[News] Huawei’s Ambition: Regardless of the Disparity, China’s Chips Must Be Utilized

2023-09-18 Consumer Electronics editor

According to the news from Taiwan media, CNA, Huawei has broken through the U.S. blockade and launched a 5G smartphone equipped with domestically produced Chinese chips, sparking discussions. Huawei stated that although Chinese-made chips lag behind foreign counterparts, if they are not used, staying behind will always be a setback. If widely adopted, it could drive technological progress and catch up gradually.

According to reports from Chinese media Yicai, representatives from Huawei made these remarks during a speech at the “2023 World Computing Conference” on the 15th.

Huawei mentioned that the computing industry includes PCs, servers, operating systems, databases, as well as processors, memory modules, SSDs, HDDs, network cards, RAID cards, SSD controllers, network chipsets, and RAID card chipsets that constitute PCs and servers, which are the most critical problems to solve.

“We couldn’t even make LOM and RAID cards before, and we couldn’t even create a PMIC for a server. So, we need to return to the basics of the computing industry.”

Huawei believes that China needs to develop its own processors, operating systems, and databases. If all of these are sourced from external suppliers, there is a risk of information breaches through backdoors and vulnerabilities in PCs and servers.
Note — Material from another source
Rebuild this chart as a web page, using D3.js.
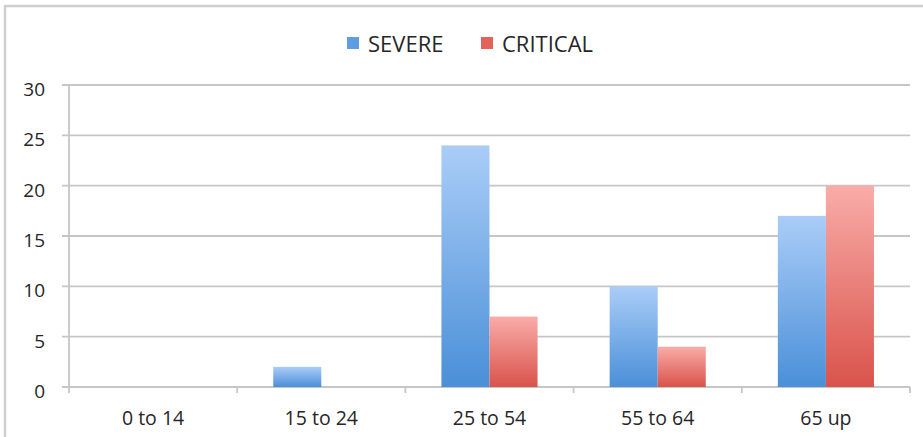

It could also be exploited as a means of attacking other servers and PCs.

“If our opponent is at an expert level, even though we have domestically produced products, we are still at a basic level, making it relatively easy to attack and steal information”. Huawei emphasizes that domestic production does not necessarily equate to security; only by enhancing capabilities can genuine security be achieved.

“There are currently more than 600 Chinese enterprises listed on the U.S. government’s entity list,” said Huawei’s representative, covering chips, hardware, software, algorithms, and applications. Additionally, export controls have impacted everything from design tools and materials to manufacturing equipment and chip products.

“In this situation, a practical problem we face in the long term is that China’s semiconductor manufacturing process will remain behind for quite a while. Huawei believes that this situation will persist for a considerable period because advanced processes are needed to produce more advanced chips. On the other hand, due to U.S. sanctions, obtaining advanced chips or computing systems presents challenges, if not impossibilities. Based on our years of experience and future judgment, this is a long-term situation. Don’t harbor any illusions about the future.”

“Although the chips, servers, and PCs we produce lag behind those produced abroad, if we don’t use them, the gap will always be there, and falling behind will always be the case. But if we use them on a large scale, it could drive progress in our entire technology and product development, gradually catching up”. According to Huawei, only through widespread use of domestic chips can push the entire computing industry to progress and develop.

Huawei recently quietly launched a high-end 5G smartphone equipped with the 7nm chip “Kirin 9000S,” manufactured by SMIC. While Chinese public opinion refers to it as a “breakthrough of the U.S. blockade” and a “strong return to 5G,” experts point out that its performance still lags behind the latest smartphone chips by two generations and question its manufacturing yield rate and output.